5.  She didn't test for copying from other students work.  

Granted this might be less of a problem in college (although I'm pretty sure frat files of papers aren't urban legends), but it's a big problem in high school.  Given the more structured and narrow nature of many high school assignments, and their frequency, this is where the majority of our plagiarism cases fall out.  A student fails to hand in an assignment, hands it in late after the others are graded and returned, copies a friends (making some changes, of course), and turns in the assignment.  Google isn't going to catch that because chances are, I won't remember the other assignments well enough to notice nor would I necessarily have a copy of the old work, nor would I necessarily have the time to hunt it down.  If I'm not using turnitin, chances are I'm not catching this case.  

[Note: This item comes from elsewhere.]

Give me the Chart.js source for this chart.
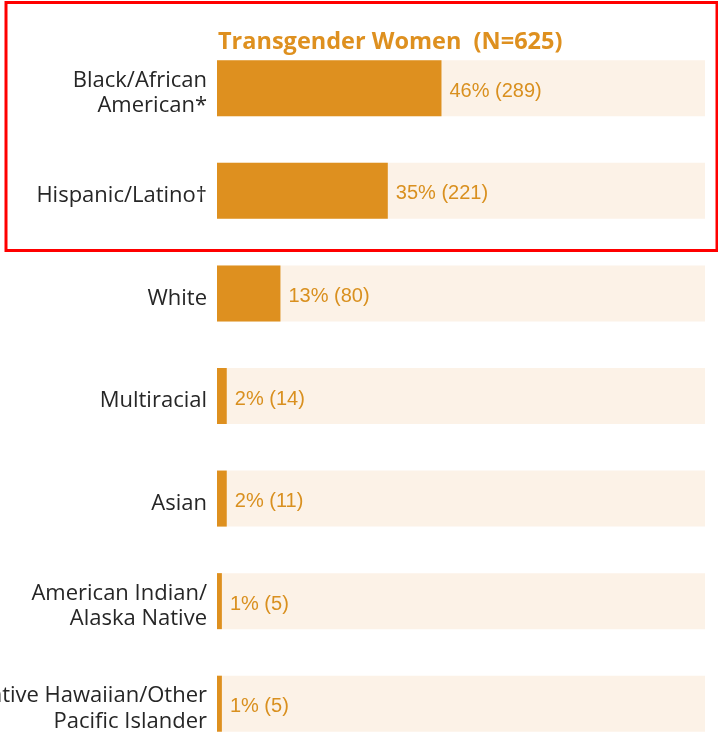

6.  She complains about culture, but her model is actually less student-centered.  

As I indicated earlier, I think turnitin is a great mechanism for helping students to learn how to write better history essays if students are allowed access to their match scores prior to handing in their papers.  This makes students a partner in the plagairism conversation and allows me to work with students whose scores are both too low and too high.  Note that many students whose match scores are abnormally low are high actually don't have problems with their papers, and we talk about that.   I also try to make sure every student goes through each match to see if it is something that needs a citation and that the citation is properly done.  This is a really important step, especially for high school students.  It also helps students make sure that every quote has a footnote with it.   I'll spend half a class period or more on this working with students around this with every paper and I found turnitin to be incredibly helpful to students for these issues.  The google search method puts all the burden on me as a cop policing my students, the exact complaint that Schorn makes about turnitin.  The fact is, she didn't use it properly in either of the tests and then faults the product for her own failures.   

7.  Privacy concerns.  

I get that there are concerns around privacy and students.  Turnitin has issues in this area.  But Google doesn't?  Google?  I'll take turnitin for my History of Violence class projects thank you.  I can only imagine what my search history would look liket to the feds after plagiarism checking papers on ISIS, the Tamil Tigers, various violent white supremacist groups etc.

TL;DR  Schorr doesn't understand how teachers actually use turnitin or catch plagiarists and designed a project that would make google look good and turnitin look bad.  In that she accomplished her mission.  But as they say, Garbage In, Garbage Out.  


  1. How hard is it to learn to use TurnItIn?

  2. 15 minutes plus 15 more futzing around time.